**What to do:** Output all the data exactly. Pictures do not belong in the copy.

**Given information:**
━━━━━━

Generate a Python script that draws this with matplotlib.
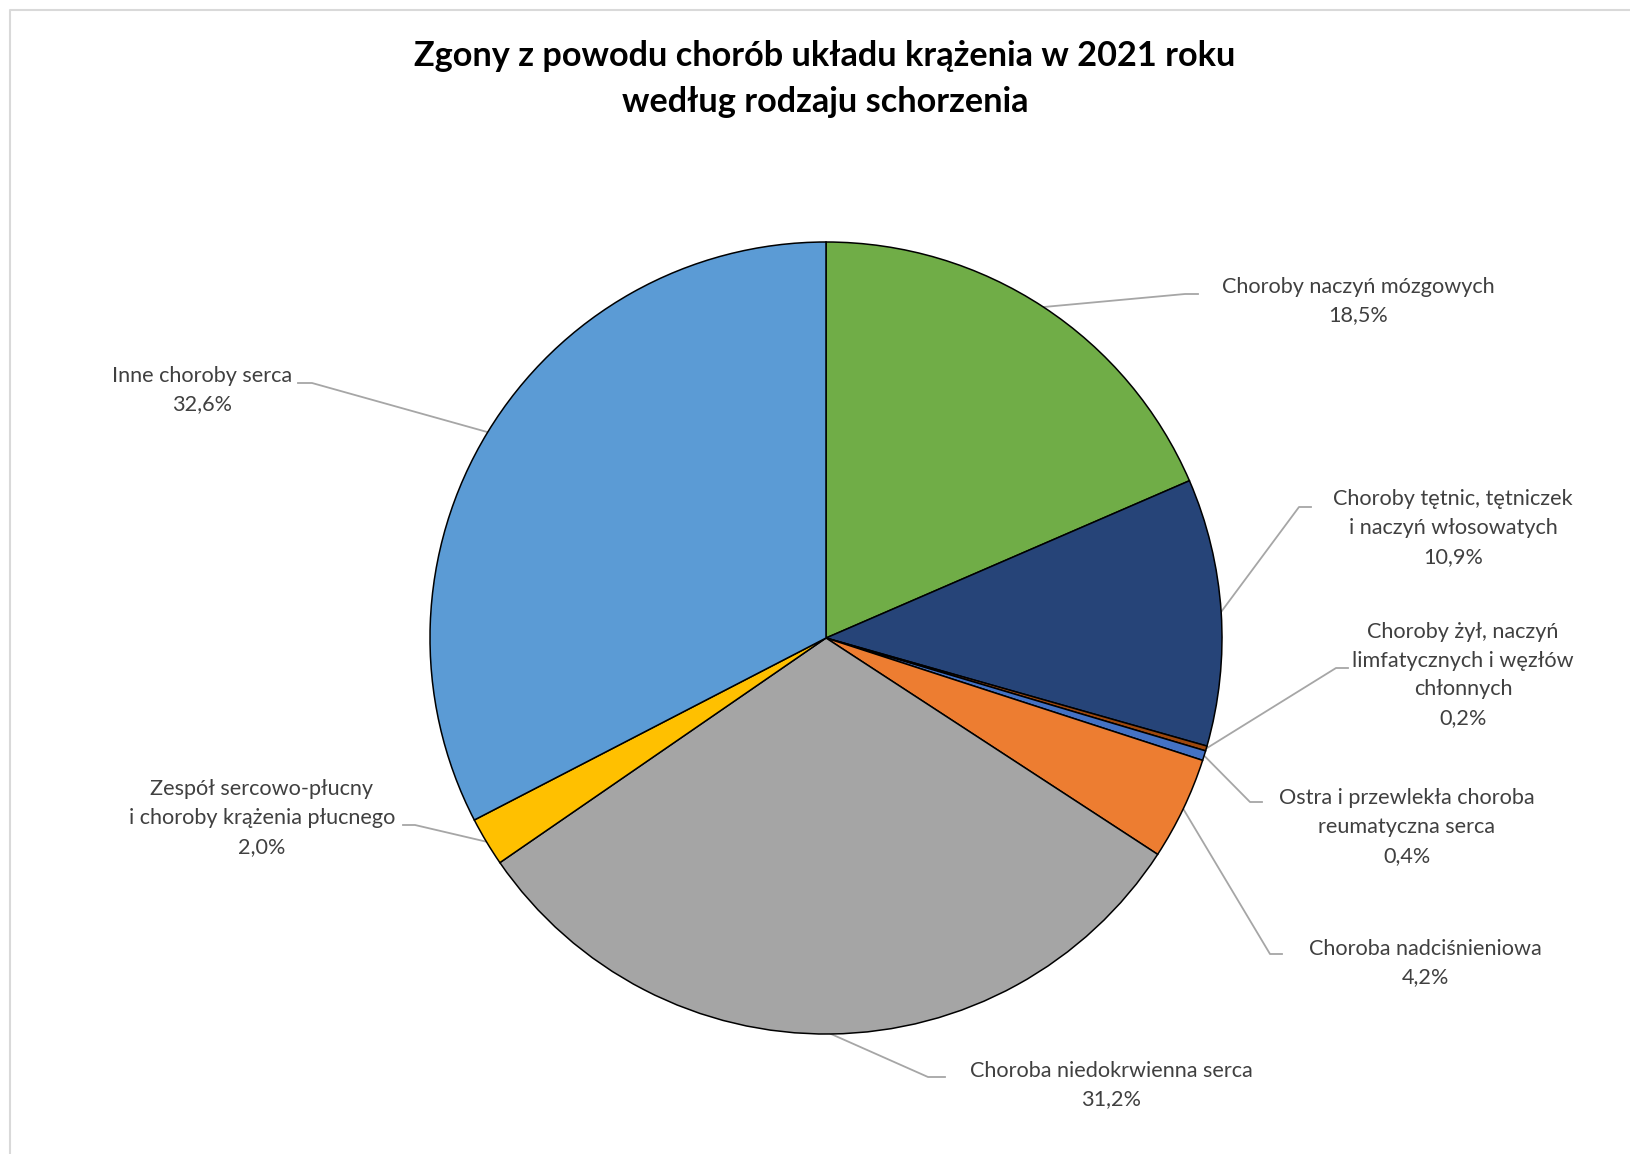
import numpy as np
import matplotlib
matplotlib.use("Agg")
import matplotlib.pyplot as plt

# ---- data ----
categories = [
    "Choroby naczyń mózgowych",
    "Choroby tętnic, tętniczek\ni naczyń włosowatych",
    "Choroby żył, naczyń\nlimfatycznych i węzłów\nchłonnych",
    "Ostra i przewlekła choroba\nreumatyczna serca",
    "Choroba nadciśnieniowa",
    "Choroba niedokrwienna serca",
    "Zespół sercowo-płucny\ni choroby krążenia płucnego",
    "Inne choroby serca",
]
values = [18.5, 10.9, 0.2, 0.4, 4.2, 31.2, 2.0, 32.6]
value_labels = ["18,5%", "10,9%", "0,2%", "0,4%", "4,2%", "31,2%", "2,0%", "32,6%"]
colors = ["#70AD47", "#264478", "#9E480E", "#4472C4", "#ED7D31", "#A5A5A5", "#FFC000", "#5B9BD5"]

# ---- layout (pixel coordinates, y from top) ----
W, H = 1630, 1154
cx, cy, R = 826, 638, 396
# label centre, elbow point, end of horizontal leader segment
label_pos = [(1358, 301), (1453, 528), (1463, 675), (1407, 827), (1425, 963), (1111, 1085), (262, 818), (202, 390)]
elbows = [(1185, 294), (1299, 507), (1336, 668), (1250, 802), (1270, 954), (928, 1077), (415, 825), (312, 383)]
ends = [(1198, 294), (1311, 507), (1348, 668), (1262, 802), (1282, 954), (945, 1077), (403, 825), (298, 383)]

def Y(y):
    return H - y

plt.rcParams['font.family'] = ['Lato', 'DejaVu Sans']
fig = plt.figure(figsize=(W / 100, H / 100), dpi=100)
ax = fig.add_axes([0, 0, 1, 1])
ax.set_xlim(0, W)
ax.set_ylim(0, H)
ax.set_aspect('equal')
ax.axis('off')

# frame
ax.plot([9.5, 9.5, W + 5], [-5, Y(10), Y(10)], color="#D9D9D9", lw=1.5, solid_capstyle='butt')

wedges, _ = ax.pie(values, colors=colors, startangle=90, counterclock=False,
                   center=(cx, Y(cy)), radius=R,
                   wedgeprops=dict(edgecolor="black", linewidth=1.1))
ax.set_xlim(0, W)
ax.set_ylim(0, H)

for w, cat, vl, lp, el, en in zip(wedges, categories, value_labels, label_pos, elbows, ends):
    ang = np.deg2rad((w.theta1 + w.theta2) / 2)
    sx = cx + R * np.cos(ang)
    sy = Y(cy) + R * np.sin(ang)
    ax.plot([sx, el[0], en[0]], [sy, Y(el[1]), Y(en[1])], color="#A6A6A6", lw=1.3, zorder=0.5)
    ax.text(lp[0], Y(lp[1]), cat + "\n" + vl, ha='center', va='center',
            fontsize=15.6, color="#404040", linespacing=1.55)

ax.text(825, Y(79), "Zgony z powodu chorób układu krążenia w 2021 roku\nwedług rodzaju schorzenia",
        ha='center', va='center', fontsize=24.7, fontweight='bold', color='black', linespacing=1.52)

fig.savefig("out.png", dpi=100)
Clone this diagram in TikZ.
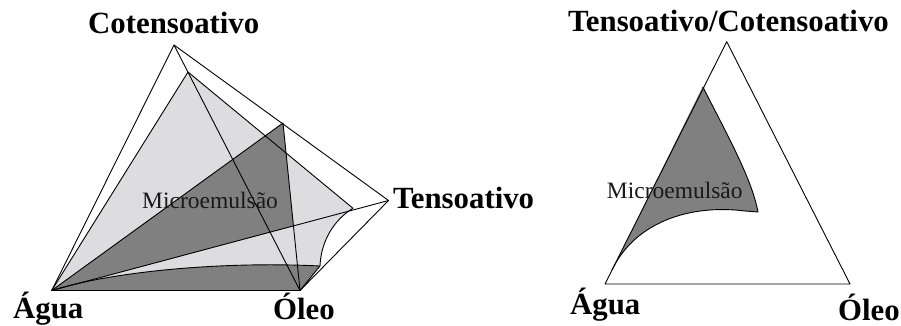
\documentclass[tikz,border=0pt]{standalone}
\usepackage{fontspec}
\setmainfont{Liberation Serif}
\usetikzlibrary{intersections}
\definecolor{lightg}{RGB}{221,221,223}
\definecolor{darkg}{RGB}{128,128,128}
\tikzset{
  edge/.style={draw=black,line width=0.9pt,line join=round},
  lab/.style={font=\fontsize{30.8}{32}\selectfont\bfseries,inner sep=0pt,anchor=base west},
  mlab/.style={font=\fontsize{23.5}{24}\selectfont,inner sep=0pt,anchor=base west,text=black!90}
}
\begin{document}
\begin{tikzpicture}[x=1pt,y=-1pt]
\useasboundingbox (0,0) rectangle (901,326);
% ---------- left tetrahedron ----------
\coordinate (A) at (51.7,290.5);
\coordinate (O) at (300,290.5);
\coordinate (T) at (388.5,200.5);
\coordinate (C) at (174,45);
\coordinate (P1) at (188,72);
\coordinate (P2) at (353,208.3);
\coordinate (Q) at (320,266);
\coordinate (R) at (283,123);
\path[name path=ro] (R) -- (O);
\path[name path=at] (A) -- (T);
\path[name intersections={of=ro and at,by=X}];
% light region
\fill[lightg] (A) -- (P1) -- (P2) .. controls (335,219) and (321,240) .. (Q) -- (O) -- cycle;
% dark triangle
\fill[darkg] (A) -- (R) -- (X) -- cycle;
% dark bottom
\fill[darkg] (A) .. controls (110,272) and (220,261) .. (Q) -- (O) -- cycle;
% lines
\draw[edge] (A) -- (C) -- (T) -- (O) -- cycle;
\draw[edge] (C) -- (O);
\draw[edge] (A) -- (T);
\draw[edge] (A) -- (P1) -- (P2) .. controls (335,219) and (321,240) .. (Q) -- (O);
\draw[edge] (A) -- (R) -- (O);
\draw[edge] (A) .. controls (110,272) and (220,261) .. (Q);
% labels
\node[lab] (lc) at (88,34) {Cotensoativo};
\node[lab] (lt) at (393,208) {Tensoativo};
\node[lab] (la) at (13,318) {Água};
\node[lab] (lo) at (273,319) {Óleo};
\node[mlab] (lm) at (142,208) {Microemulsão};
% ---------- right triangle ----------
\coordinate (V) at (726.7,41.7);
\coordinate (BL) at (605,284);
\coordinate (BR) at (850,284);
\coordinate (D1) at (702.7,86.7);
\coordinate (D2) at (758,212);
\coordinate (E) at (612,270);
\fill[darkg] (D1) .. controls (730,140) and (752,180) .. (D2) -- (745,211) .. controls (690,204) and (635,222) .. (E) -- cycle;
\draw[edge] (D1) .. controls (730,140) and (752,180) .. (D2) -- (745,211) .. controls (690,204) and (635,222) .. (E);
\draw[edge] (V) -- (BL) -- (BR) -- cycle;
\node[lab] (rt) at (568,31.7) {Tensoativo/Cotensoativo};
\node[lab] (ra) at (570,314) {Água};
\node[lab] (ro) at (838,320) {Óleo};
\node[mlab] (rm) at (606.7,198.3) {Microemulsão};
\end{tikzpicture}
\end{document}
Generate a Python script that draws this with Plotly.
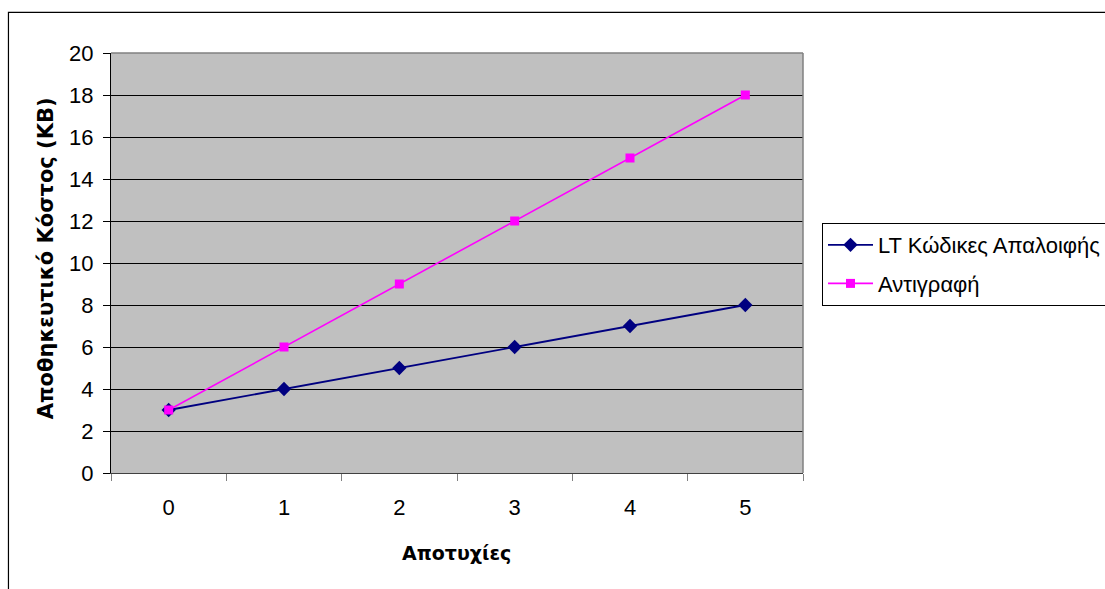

━━━━━━

**Answer to this problem:**
Generate a Python script that draws this with matplotlib.
import numpy as np
import matplotlib
matplotlib.use("Agg")
import matplotlib.pyplot as plt

# ---- data ----
categories = [
    "Choroby naczyń mózgowych",
    "Choroby tętnic, tętniczek\ni naczyń włosowatych",
    "Choroby żył, naczyń\nlimfatycznych i węzłów\nchłonnych",
    "Ostra i przewlekła choroba\nreumatyczna serca",
    "Choroba nadciśnieniowa",
    "Choroba niedokrwienna serca",
    "Zespół sercowo-płucny\ni choroby krążenia płucnego",
    "Inne choroby serca",
]
values = [18.5, 10.9, 0.2, 0.4, 4.2, 31.2, 2.0, 32.6]
value_labels = ["18,5%", "10,9%", "0,2%", "0,4%", "4,2%", "31,2%", "2,0%", "32,6%"]
colors = ["#70AD47", "#264478", "#9E480E", "#4472C4", "#ED7D31", "#A5A5A5", "#FFC000", "#5B9BD5"]

# ---- layout (pixel coordinates, y from top) ----
W, H = 1630, 1154
cx, cy, R = 826, 638, 396
# label centre, elbow point, end of horizontal leader segment
label_pos = [(1358, 301), (1453, 528), (1463, 675), (1407, 827), (1425, 963), (1111, 1085), (262, 818), (202, 390)]
elbows = [(1185, 294), (1299, 507), (1336, 668), (1250, 802), (1270, 954), (928, 1077), (415, 825), (312, 383)]
ends = [(1198, 294), (1311, 507), (1348, 668), (1262, 802), (1282, 954), (945, 1077), (403, 825), (298, 383)]

def Y(y):
    return H - y

plt.rcParams['font.family'] = ['Lato', 'DejaVu Sans']
fig = plt.figure(figsize=(W / 100, H / 100), dpi=100)
ax = fig.add_axes([0, 0, 1, 1])
ax.set_xlim(0, W)
ax.set_ylim(0, H)
ax.set_aspect('equal')
ax.axis('off')

# frame
ax.plot([9.5, 9.5, W + 5], [-5, Y(10), Y(10)], color="#D9D9D9", lw=1.5, solid_capstyle='butt')

wedges, _ = ax.pie(values, colors=colors, startangle=90, counterclock=False,
                   center=(cx, Y(cy)), radius=R,
                   wedgeprops=dict(edgecolor="black", linewidth=1.1))
ax.set_xlim(0, W)
ax.set_ylim(0, H)

for w, cat, vl, lp, el, en in zip(wedges, categories, value_labels, label_pos, elbows, ends):
    ang = np.deg2rad((w.theta1 + w.theta2) / 2)
    sx = cx + R * np.cos(ang)
    sy = Y(cy) + R * np.sin(ang)
    ax.plot([sx, el[0], en[0]], [sy, Y(el[1]), Y(en[1])], color="#A6A6A6", lw=1.3, zorder=0.5)
    ax.text(lp[0], Y(lp[1]), cat + "\n" + vl, ha='center', va='center',
            fontsize=15.6, color="#404040", linespacing=1.55)

ax.text(825, Y(79), "Zgony z powodu chorób układu krążenia w 2021 roku\nwedług rodzaju schorzenia",
        ha='center', va='center', fontsize=24.7, fontweight='bold', color='black', linespacing=1.52)

fig.savefig("out.png", dpi=100)
Clone this diagram in TikZ.
\documentclass[tikz,border=0pt]{standalone}
\usepackage{fontspec}
\setmainfont{Liberation Serif}
\usetikzlibrary{intersections}
\definecolor{lightg}{RGB}{221,221,223}
\definecolor{darkg}{RGB}{128,128,128}
\tikzset{
  edge/.style={draw=black,line width=0.9pt,line join=round},
  lab/.style={font=\fontsize{30.8}{32}\selectfont\bfseries,inner sep=0pt,anchor=base west},
  mlab/.style={font=\fontsize{23.5}{24}\selectfont,inner sep=0pt,anchor=base west,text=black!90}
}
\begin{document}
\begin{tikzpicture}[x=1pt,y=-1pt]
\useasboundingbox (0,0) rectangle (901,326);
% ---------- left tetrahedron ----------
\coordinate (A) at (51.7,290.5);
\coordinate (O) at (300,290.5);
\coordinate (T) at (388.5,200.5);
\coordinate (C) at (174,45);
\coordinate (P1) at (188,72);
\coordinate (P2) at (353,208.3);
\coordinate (Q) at (320,266);
\coordinate (R) at (283,123);
\path[name path=ro] (R) -- (O);
\path[name path=at] (A) -- (T);
\path[name intersections={of=ro and at,by=X}];
% light region
\fill[lightg] (A) -- (P1) -- (P2) .. controls (335,219) and (321,240) .. (Q) -- (O) -- cycle;
% dark triangle
\fill[darkg] (A) -- (R) -- (X) -- cycle;
% dark bottom
\fill[darkg] (A) .. controls (110,272) and (220,261) .. (Q) -- (O) -- cycle;
% lines
\draw[edge] (A) -- (C) -- (T) -- (O) -- cycle;
\draw[edge] (C) -- (O);
\draw[edge] (A) -- (T);
\draw[edge] (A) -- (P1) -- (P2) .. controls (335,219) and (321,240) .. (Q) -- (O);
\draw[edge] (A) -- (R) -- (O);
\draw[edge] (A) .. controls (110,272) and (220,261) .. (Q);
% labels
\node[lab] (lc) at (88,34) {Cotensoativo};
\node[lab] (lt) at (393,208) {Tensoativo};
\node[lab] (la) at (13,318) {Água};
\node[lab] (lo) at (273,319) {Óleo};
\node[mlab] (lm) at (142,208) {Microemulsão};
% ---------- right triangle ----------
\coordinate (V) at (726.7,41.7);
\coordinate (BL) at (605,284);
\coordinate (BR) at (850,284);
\coordinate (D1) at (702.7,86.7);
\coordinate (D2) at (758,212);
\coordinate (E) at (612,270);
\fill[darkg] (D1) .. controls (730,140) and (752,180) .. (D2) -- (745,211) .. controls (690,204) and (635,222) .. (E) -- cycle;
\draw[edge] (D1) .. controls (730,140) and (752,180) .. (D2) -- (745,211) .. controls (690,204) and (635,222) .. (E);
\draw[edge] (V) -- (BL) -- (BR) -- cycle;
\node[lab] (rt) at (568,31.7) {Tensoativo/Cotensoativo};
\node[lab] (ra) at (570,314) {Água};
\node[lab] (ro) at (838,320) {Óleo};
\node[mlab] (rm) at (606.7,198.3) {Microemulsão};
\end{tikzpicture}
\end{document}
Generate a Python script that draws this with Plotly.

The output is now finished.